* start Data section *

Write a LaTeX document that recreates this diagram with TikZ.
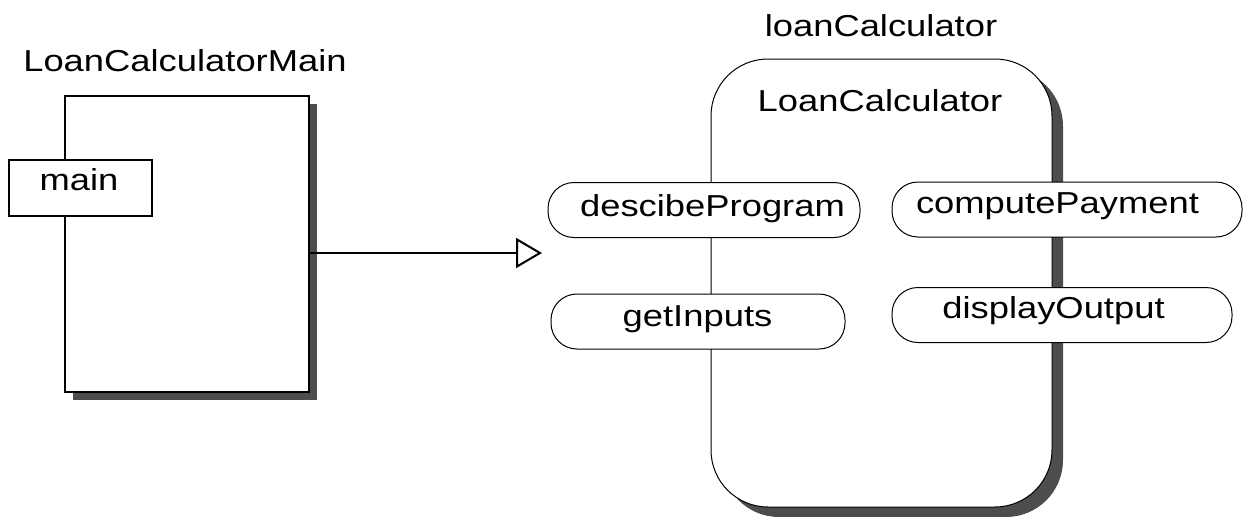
\documentclass[tikz,border=0pt]{standalone}
\usepackage{fontspec}
\setmainfont[FakeStretch=1.2]{Liberation Sans}
\usetikzlibrary{arrows.meta,shadows}
\definecolor{shadowgray}{HTML}{4D4D4D}
\begin{document}
\begin{tikzpicture}[x=1pt,y=-1pt,
  every node/.style={inner sep=0pt,outer sep=0pt},
  lbl/.style={anchor=base,font=\fontsize{30.3pt}{36pt}\selectfont},
  module/.style={draw,line width=2pt,fill=white,rectangle,
    drop shadow={shadow xshift=7.5pt,shadow yshift=-7.5pt,fill=shadowgray,opacity=1}},
  funcbox/.style={draw,line width=1.6pt,fill=white,rectangle},
  object/.style={draw,line width=1pt,fill=white,rectangle,rounded corners=57pt,
    drop shadow={shadow xshift=11pt,shadow yshift=-10pt,fill=shadowgray,opacity=1}},
  pill/.style={draw,line width=1pt,fill=white,rectangle,rounded corners=26pt,minimum height=55pt},
  conn/.style={line width=2pt,-{Triangle[open,length=26pt,width=30pt,line width=2pt]}}
]
\useasboundingbox (0,0) rectangle (1243,517);

% module LoanCalculatorMain with its function main
\node[lbl] (tmain) at (185,71.7) {LoanCalculatorMain};
\node[module,minimum width=244pt,minimum height=296pt] (lcm) at (187,244) {};
\node[funcbox,minimum width=143pt,minimum height=56pt] (mainf) at (80.5,188) {};
\node[lbl] (tmainf) at (79,190.7) {main};

% object loanCalculator of class LoanCalculator
\node[lbl] (tobj) at (881,36) {loanCalculator};
\node[object,minimum width=341pt,minimum height=448pt] (lc) at (881.5,283) {};
\node[lbl] (tcls) at (880,111.7) {LoanCalculator};

% methods
\node[pill,minimum width=312pt] (dp) at (704,210) {};
\node[lbl] (tdp) at (712.5,216.7) {descibeProgram};
\node[pill,minimum width=294pt] (gi) at (698,321.5) {};
\node[lbl] (tgi) at (697.5,326.7) {getInputs};
\node[pill,minimum width=350pt] (cp) at (1067,209.5) {};
\node[lbl] (tcp) at (1057.5,213.3) {computePayment};
\node[pill,minimum width=340pt] (do) at (1062,315) {};
\node[lbl] (tdo) at (1053.5,318.3) {displayOutput};

% usage connector
\coordinate (tip) at (542,253);
\draw[conn] (lcm.east |- tip) -- (tip);
\end{tikzpicture}
\end{document}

* end Data section *

▶ Task details: From the first line above to the line containing "(tcls) at (880,111.7)", repeat each line exactly. Pictures stay out.

▶ Solution:
Write a LaTeX document that recreates this diagram with TikZ.
\documentclass[tikz,border=0pt]{standalone}
\usepackage{fontspec}
\setmainfont[FakeStretch=1.2]{Liberation Sans}
\usetikzlibrary{arrows.meta,shadows}
\definecolor{shadowgray}{HTML}{4D4D4D}
\begin{document}
\begin{tikzpicture}[x=1pt,y=-1pt,
  every node/.style={inner sep=0pt,outer sep=0pt},
  lbl/.style={anchor=base,font=\fontsize{30.3pt}{36pt}\selectfont},
  module/.style={draw,line width=2pt,fill=white,rectangle,
    drop shadow={shadow xshift=7.5pt,shadow yshift=-7.5pt,fill=shadowgray,opacity=1}},
  funcbox/.style={draw,line width=1.6pt,fill=white,rectangle},
  object/.style={draw,line width=1pt,fill=white,rectangle,rounded corners=57pt,
    drop shadow={shadow xshift=11pt,shadow yshift=-10pt,fill=shadowgray,opacity=1}},
  pill/.style={draw,line width=1pt,fill=white,rectangle,rounded corners=26pt,minimum height=55pt},
  conn/.style={line width=2pt,-{Triangle[open,length=26pt,width=30pt,line width=2pt]}}
]
\useasboundingbox (0,0) rectangle (1243,517);

% module LoanCalculatorMain with its function main
\node[lbl] (tmain) at (185,71.7) {LoanCalculatorMain};
\node[module,minimum width=244pt,minimum height=296pt] (lcm) at (187,244) {};
\node[funcbox,minimum width=143pt,minimum height=56pt] (mainf) at (80.5,188) {};
\node[lbl] (tmainf) at (79,190.7) {main};

% object loanCalculator of class LoanCalculator
\node[lbl] (tobj) at (881,36) {loanCalculator};
\node[object,minimum width=341pt,minimum height=448pt] (lc) at (881.5,283) {};
\node[lbl] (tcls) at (880,111.7) {LoanCalculator};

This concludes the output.